▸ **Task brief**
Produce nothing but an exact copy of the lines from the one containing "Reproduce this chart" through the one containing "XAxis, YAxis, CartesianGrid", and do not carry over pictures.

* * * * * * * * *

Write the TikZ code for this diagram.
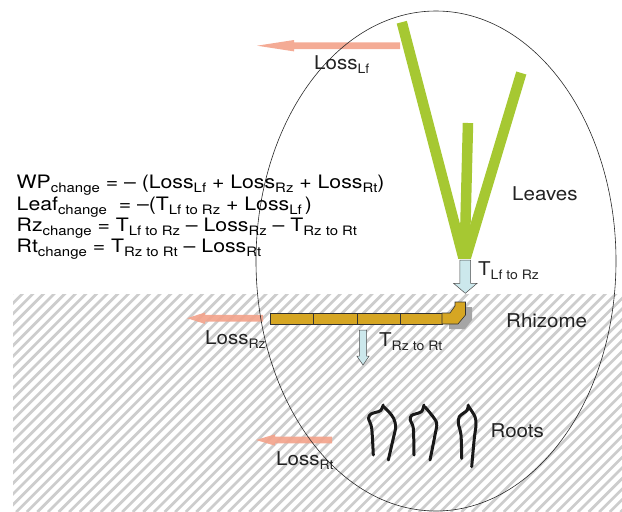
\documentclass[tikz,border=0pt]{standalone}
\usepackage{fontspec}
\setmainfont{TeX Gyre Heros}[FakeStretch=1.08]
\newfontfamily\eqfont{TeX Gyre Heros}[FakeStretch=1.148]
\definecolor{leafgreen}{RGB}{166,200,50}
\definecolor{rhizgold}{RGB}{214,166,35}
\definecolor{lossred}{RGB}{243,162,138}
\definecolor{flowblue}{RGB}{204,232,236}
\definecolor{hatchgray}{RGB}{205,205,205}
\definecolor{shadowgray}{RGB}{165,165,165}
\definecolor{inkgray}{RGB}{35,35,35}
% subscript set in a smaller size, slightly lowered
\newcommand\sbs[1]{\raisebox{-0.22em}{\fontsize{13}{13}\selectfont #1}}
% loss arrow pointing left: tail x, tip x, head base x, centre y
\newcommand\lossarrow[4]{%
  \fill[lossfill] (#1,#4-3.4) -- (#3,#4-3.4) -- (#3,#4-5.7) -- (#2,#4)
    -- (#3,#4+5.7) -- (#3,#4+3.4) -- (#1,#4+3.4) -- cycle;}
% transfer arrow pointing down: centre x, top y, head base y, tip y, shaft half width, head half width
\newcommand\flowarrow[6]{%
  \filldraw[flowfill] (#1-#5,#2) -- (#1+#5,#2) -- (#1+#5,#3) -- (#1+#6,#3) -- (#1,#4)
    -- (#1-#6,#3) -- (#1-#5,#3) -- cycle;}
\tikzset{
  lbl/.style={inner sep=0pt, anchor=base west, text=inkgray, font=\fontsize{19}{19}\selectfont},
  eqn/.style={inner sep=0pt, anchor=base west, text=black, font=\eqfont\fontsize{18.5}{18.5}\selectfont},
  lossfill/.style={fill=lossred, fill opacity=0.9},
  flowfill/.style={fill=flowblue, draw=black!70, line width=0.5pt},
  blade/.style={draw=leafgreen, line width=10.5pt, line cap=butt},
  root/.style={draw=black!90, line width=3pt, line cap=round, line join=round},
  segment/.style={fill=rhizgold, draw=black!80, line width=0.6pt},
}
\begin{document}
\begin{tikzpicture}[x=1pt,y=-1pt]
\useasboundingbox (0,0) rectangle (622,512);

% soil: grey diagonal hatching
\begin{scope}
  \clip (13,294) rectangle (622,512);
  \foreach \k in {0,...,80} {
    \draw[hatchgray, line width=2.7pt] (13+\k*10.6-230,512) -- (13+\k*10.6,282);
  }
\end{scope}

% leaves
\begin{scope}
  \clip (380,0) rectangle (560,258);
  \coordinate (base) at (464.5,262);
  \draw[blade] (401.8,22.2) -- (base);
  \draw[blade] (468,123) -- (base);
  \draw[blade] (521.3,73) -- (base);
\end{scope}

% rhizome with its shadowed upturned tip
\fill[shadowgray] (449,318) -- (457,318) -- (462,311) -- (462,307) -- (472,307)
  -- (472,320) -- (465,329) -- (449,329) -- cycle;
\foreach \a/\b in {270/313, 313/357, 357/400, 400/442} {
  \filldraw[segment] (\a,313) rectangle (\b,324);
}
\filldraw[segment] (442,313) -- (450,313) -- (455,306) -- (455,302) -- (465.5,302)
  -- (465.5,315) -- (458,324) -- (442,324) -- cycle;

% roots
\draw[root] plot[smooth] coordinates {(373.3,455) (371.7,428.3) (368.5,418.3) (371,414) (376,412.3) (380.7,410.5) (383.3,405)};
\draw[root] plot[smooth] coordinates {(384,407) (389,412) (393.6,418.3) (395.7,426.7) (393.3,438.3) (388.3,460)};
\draw[root] plot[smooth] coordinates {(414,455) (413.3,428.3) (410.2,420) (411.5,415.5) (416,413.8) (421.7,411.5) (424,405)};
\draw[root] plot[smooth] coordinates {(425,407) (431.7,415) (436.7,423.3) (435,435) (430,460)};
\draw[root] plot[smooth] coordinates {(461.7,458.3) (461,435) (458.3,423.3) (459.3,416.7) (463.3,413.3) (467.3,410) (468.3,405)};
\draw[root] plot[smooth] coordinates {(469,407) (475,416.7) (476,425) (474.3,438.3) (471.7,466.7)};

% losses
\lossarrow{400}{257}{294}{45.7}
\lossarrow{263}{187}{205}{318.2}
\lossarrow{332}{256}{275}{440}

% transfers
\flowarrow{465.3}{260}{283.3}{293.3}{5.4}{11.8}
\flowarrow{363}{330}{356}{365}{3.7}{6.2}

% whole-plant boundary
\draw[black!85, line width=0.6pt] (436,261) ellipse [x radius=180, y radius=250];

% labels
\node[lbl] (lLf) at (314,69) {Loss\sbs{Lf}};
\node[lbl] (lRz) at (205,344) {Loss\sbs{Rz}};
\node[lbl] (lRt) at (276,465) {Loss\sbs{Rt}};
\node[lbl] (tLf) at (478,275) {T\sbs{Lf to Rz}};
\node[lbl] (tRz) at (379,346.7) {T\sbs{Rz to Rt}};
\node[lbl] (leaves) at (512,200) {Leaves};
\node[lbl] (rhizome) at (506,327) {Rhizome};
\node[lbl] (roots) at (490.5,437) {Roots};

% balance equations
\node[eqn] (eq1) at (16.5,188.3) {WP\sbs{change} = – (Loss\sbs{Lf} + Loss\sbs{Rz} + Loss\sbs{Rt})};
\node[eqn] (eq2) at (16.5,210) {Leaf\sbs{change}\ \ = –(T\sbs{Lf to Rz} + Loss\sbs{Lf}\,)};
\node[eqn] (eq3) at (16.5,231.7) {Rz\sbs{change} = T\sbs{Lf to Rz} – Loss\sbs{Rz} – T\sbs{Rz to Rt}};
\node[eqn] (eq4) at (16.5,252.3) {Rt\sbs{change} = T\sbs{Rz to Rt} – Loss\sbs{Rt}};
\end{tikzpicture}
\end{document}
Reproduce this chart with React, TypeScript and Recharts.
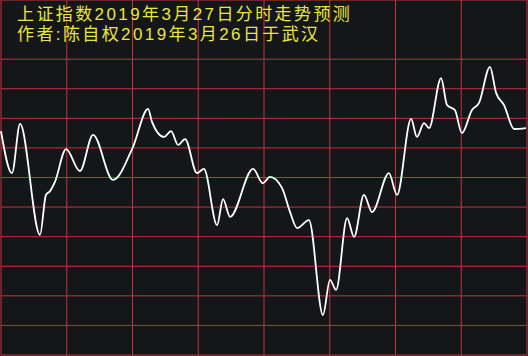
import { LineChart, Line, XAxis, YAxis, CartesianGrid } from 'recharts';

// minutes since open (0..240) and forecast index values
const minutes = [
  0, 5.0, 8.7, 17.8, 20.5, 22.4, 24.6, 29.7, 36.0, 42.0, 51.1, 60.2, 67.1, 68.9, 74.4, 77.6,
  80.8, 84.0, 89.4, 92.6, 98.6, 101.3, 104.5, 115.0, 119.5, 122.7, 128.2, 131.9, 135.1, 140.5,
  146.9, 150.1, 152.9, 157.9, 161.1, 165.6, 169.3, 177.0, 180.7, 187.1, 189.8, 193.0, 195.3,
  200.8, 203.5, 207.1, 210.3, 214.9, 218.1, 223.1, 225.9, 229.5, 234.1, 239.5,
];
const values = [
  3015.7, 3001.5, 3018.1, 2980.6, 2994.1, 2995.4, 2998.5, 3009.6, 3002.2, 3014.4, 2999.2, 3010.3,
  3023.2, 3018.8, 3013.7, 3015.7, 3011.0, 3013.0, 3001.5, 3002.9, 2983.9, 2992.7, 2986.7, 3002.9,
  2998.1, 3000.2, 2996.5, 2988.3, 2982.9, 2985.6, 2953.5, 2965.4, 2962.0, 2986.3, 2979.9, 2994.1,
  2988.3, 3001.5, 2994.1, 3019.8, 3013.7, 3018.4, 3016.7, 3033.6, 3024.5, 3022.8, 3015.0, 3022.8,
  3025.2, 3037.4, 3028.6, 3024.5, 3016.4, 3016.7,
];
const timeTicks = [0, 30, 60, 90, 120, 150, 180, 210, 240];
const valueTicks = [2940, 2950, 2960, 2970, 2980, 2990, 3000, 3010, 3020, 3030, 3040, 3050, 3060];
const titleLines = ['上证指数2019年3月27日分时走势预测', '作者:陈自权2019年3月26日于武汉'];

const data = minutes.map((t, i) => ({ t, v: values[i] }));

export default function App() {
  return (
    <div style={{ position: 'fixed', left: 0, top: 0, width: 528, height: 356, background: '#151619', overflow: 'hidden' }}>
      <LineChart width={528} height={356} data={data} margin={{ top: 0, right: 1, bottom: 1, left: 1 }}>
        <CartesianGrid stroke="#c8303a" strokeWidth={1} />
        <XAxis dataKey="t" type="number" domain={[0, 240]} ticks={timeTicks} hide />
        <YAxis type="number" domain={[2940, 3060]} ticks={valueTicks} hide />
        <Line type="monotone" dataKey="v" stroke="#ffffff" strokeWidth={1.8} dot={false} isAnimationActive={false} />
      </LineChart>
      {titleLines.map((s, i) => (
        <div
          key={s}
          style={{
            position: 'absolute',
            left: 17,
            top: 5 + i * 20,
            color: '#e8e83c',
            fontFamily: '"Liberation Sans", "Noto Sans CJK SC", sans-serif',
            fontSize: 17,
            lineHeight: '20px',
            letterSpacing: '2.4px',
            whiteSpace: 'nowrap',
          }}
        >
          {s}
        </div>
      ))}
    </div>
  );
}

* * * * * * * * *

▸ **Result below**
Reproduce this chart with React, TypeScript and Recharts.
import { LineChart, Line, XAxis, YAxis, CartesianGrid } from 'recharts';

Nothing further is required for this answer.